Aurelio Galli, Ph.D., left, and Kristopher Kahlig, Ph.D., were the lead authors on the paper exploring how amphetamine makes neurons release large amounts of dopamine.
photo by Dana Johnson

‘Speed’ can make protein run backward

In the current online edition of the Proceedings of the National Academy of Sciences, researchers from Vanderbilt and Columbia University report that amphetamine, or 'speed,' makes neurons spew out dopamine by a previously unknown mechanism.

The team, led by Aurelio Galli, Ph.D., assistant professor of Molecular Biology and Biophysics, found that amphetamine causes dopamine to rush out of the cell through a channel, or pore, in the dopamine transporter (DAT) — a protein that normally sucks dopamine up from the extracellular space and transports it into the cell. This unexpected reversal of DAT function accounts for how amphetamine causes massive dopamine release and may offer an explanation for the psychoactive effects of amphetamine.

The results also suggest a potential therapeutic target for treating amphetamine addiction and disorders involving altered dopaminergic function (i.e., attention-deficit disorder and schizophrenia).

Under normal conditions, dopamine neurons release copious amounts of dopamine in tiny packets, called vesicles. A single vesicle can spit out around 10,000 molecules of dopamine. The DAT is responsible for sucking up excess dopamine from the extracellular space, so that it can be recycled inside the cell for later use.

Previous research has shown that when amphetamine is present, dopamine can escape through the DAT in a slow trickle: the DAT brings in a molecule of amphetamine and shuttles a molecule of dopamine out. However, this slow exchange mechanism of the DAT cannot account for the massive amounts of dopamine released in response to amphetamine.

In addition to the plodding transporter activity, the DAT also has a faster channel-like activity, but it has remained unclear what causes this channel to open.

Positing that amphetamine may affect the channel-like activity of the DAT, Kristopher Kahlig, Ph.D., a postdoctoral fellow at Vanderbilt and first author on the study, performed the technically demanding experiments to measure amphetamine-induced dopamine efflux (outward movement) in cells that carried the human version of the DAT and in cultured mouse dopamine neurons.

By coupling the standard patch clamp technique, which measures electrical currents in patches of neuronal membrane, with microamperometry, a carbon fiber that can detect the oxidation of dopamine molecules, Galli and colleagues counted the number of dopamine molecules that crossed the cellular membrane through a single transporter.

“The first thing we noticed was that dopamine was absolutely different from amphetamine,” Galli said.

When dopamine was present on both sides of membrane, there was no channel activity.

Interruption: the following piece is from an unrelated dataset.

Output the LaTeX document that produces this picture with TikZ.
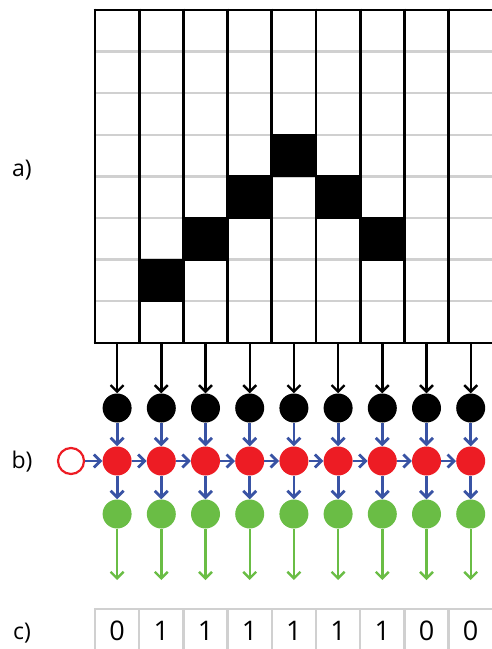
\documentclass[tikz,border=0pt]{standalone}
\usepackage{fontspec}
\setmainfont{Open Sans}
\usetikzlibrary{arrows.meta}
\definecolor{myred}{HTML}{ED1C24}
\definecolor{mygreen}{HTML}{6ABD45}
\definecolor{myblue}{HTML}{3953A4}
\definecolor{mygray}{HTML}{D0D0D0}
\tikzset{
  inball/.style={circle,fill=black,minimum size=29pt,inner sep=0pt},
  hball/.style={circle,fill=myred,minimum size=29pt,inner sep=0pt},
  oball/.style={circle,fill=mygreen,minimum size=29pt,inner sep=0pt},
  startball/.style={circle,draw=myred,line width=2.2pt,minimum size=26pt,inner sep=0pt},
  barb/.style={-{Straight Barb[length=6.5pt,width=13pt]}},
  blackarr/.style={barb,line width=2.4pt,black},
  bluearr/.style={barb,line width=2.8pt,myblue},
  greenarr/.style={barb,line width=2.4pt,mygreen},
  gridv/.style={line width=2.8pt,black},
  gridh/.style={line width=2.5pt,mygray},
  tabline/.style={line width=2.5pt,mygray},
  lab/.style={font=\fontsize{23}{27}\selectfont,inner sep=0pt},
  digit/.style={font=\fontsize{27}{30}\selectfont,inner sep=0pt}
}
\begin{document}
\begin{tikzpicture}[x=1pt,y=-1pt]
\useasboundingbox (0,0) rectangle (492,649);
% gray horizontal lines
\foreach \r in {1,...,7}{
  \draw[gridh] (95,{10+41.6*\r}) -- (492,{10+41.6*\r});
}
% black cells
\foreach \c/\r in {2/7,3/6,4/5,5/4,6/5,7/6}{
  \fill[black] ({95+44.2*(\c-1)},{10+41.6*(\r-1)-1}) rectangle ({95+44.2*\c},{10+41.6*\r+1});
}
% vertical lines
\foreach \c in {0,...,8}{
  \draw[gridv] ({95+44.2*\c},8.6) -- ({95+44.2*\c},344.4);
}
\draw[gridv] (93.6,10) -- (492,10);
\draw[gridv] (93.6,343) -- (492,343);
% nodes
\node[lab] (la) at (22,170) {a)};
\node[lab] (lb) at (22,462) {b)};
\node[lab] (lc) at (22,633) {c)};
\node[startball] (h0) at (71,461) {};
\foreach \i in {1,...,9}{
  \coordinate (g\i) at ({95+44.2*(\i-0.5)},344);
  \node[inball] (in\i) at ({95+44.2*(\i-0.5)},408) {};
  \node[hball] (h\i) at ({95+44.2*(\i-0.5)},461) {};
  \node[oball] (o\i) at ({95+44.2*(\i-0.5)},514) {};
  \coordinate (e\i) at ({95+44.2*(\i-0.5)},580);
}
\foreach \i in {1,...,9}{
  \draw[blackarr] (g\i) -- (in\i);
  \draw[bluearr] (in\i) -- (h\i);
  \draw[bluearr] (h\i) -- (o\i);
  \draw[greenarr] (o\i) -- (e\i);
}
\foreach \i [remember=\i as \j (initially 0)] in {1,...,9}{
  \draw[bluearr] (h\j) -- (h\i);
}
% table
\draw[tabline] (93.8,609) -- (492,609);
\foreach \c in {0,...,8}{
  \draw[tabline] ({95+44.2*\c},609) -- ({95+44.2*\c},649);
}
\foreach \v [count=\i] in {0,1,1,1,1,1,1,0,0}{
  \node[digit] (d\i) at ({95+44.2*(\i-0.5)},631) {\v};
}
\end{tikzpicture}
\end{document}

However, when amphetamine was present on one side and dopamine on the other, the channel opened and large, brief 'shots' of dopamine were released.

These millisecond 'shots' of dopamine appeared similar in magnitude to the release of dopamine from a single vesicle, thus explaining the large increases in extracellular dopamine following amphetamine exposure.

“Dopamine is not able to stimulate the channel,” Galli said. “So we don't think that the channel-like activity participates in the physiological behavior of the DAT, but it can explain the psychoactive properties of amphetamine.”

Because amphetamine and dopamine have different effects on the DAT, this may allow researchers to treat addiction by shutting down the drug-related channel activity while leaving the normal, physiological transporter activity alone.

For a long time, the DAT has suffered an identity crisis: Is it a transporter? Is it a channel? This new study suggests that both may be true.

“For the first time, we show that a transporter can be both,” Galli said. “But we didn't define 'what' is making the transporter behave as a channel.”

To figure that out, Galli is currently investigating whether amphetamine causes chemical changes to cellular proteins that affect the opening of the channel.

The long-term goal, said Galli, would be to “try to find compounds that block one (activity) but not the other one, so that we can find a therapy for addiction.”

Kristopher Kahlig, Ph.D., is the first author on the PNAS paper. Other co-authors on the paper were: Francesca Binda, Ph.D., Habibeh Khoshbouei, Ph.D., Randy D. Blakely, Ph.D., and Douglas McMahon, Ph.D. of Vanderbilt, and Jonathan A. Javitch. M.D., Ph.D., of Columbia University. The research was supported by the National Institutes of Health and the Center for Molecular Neuroscience.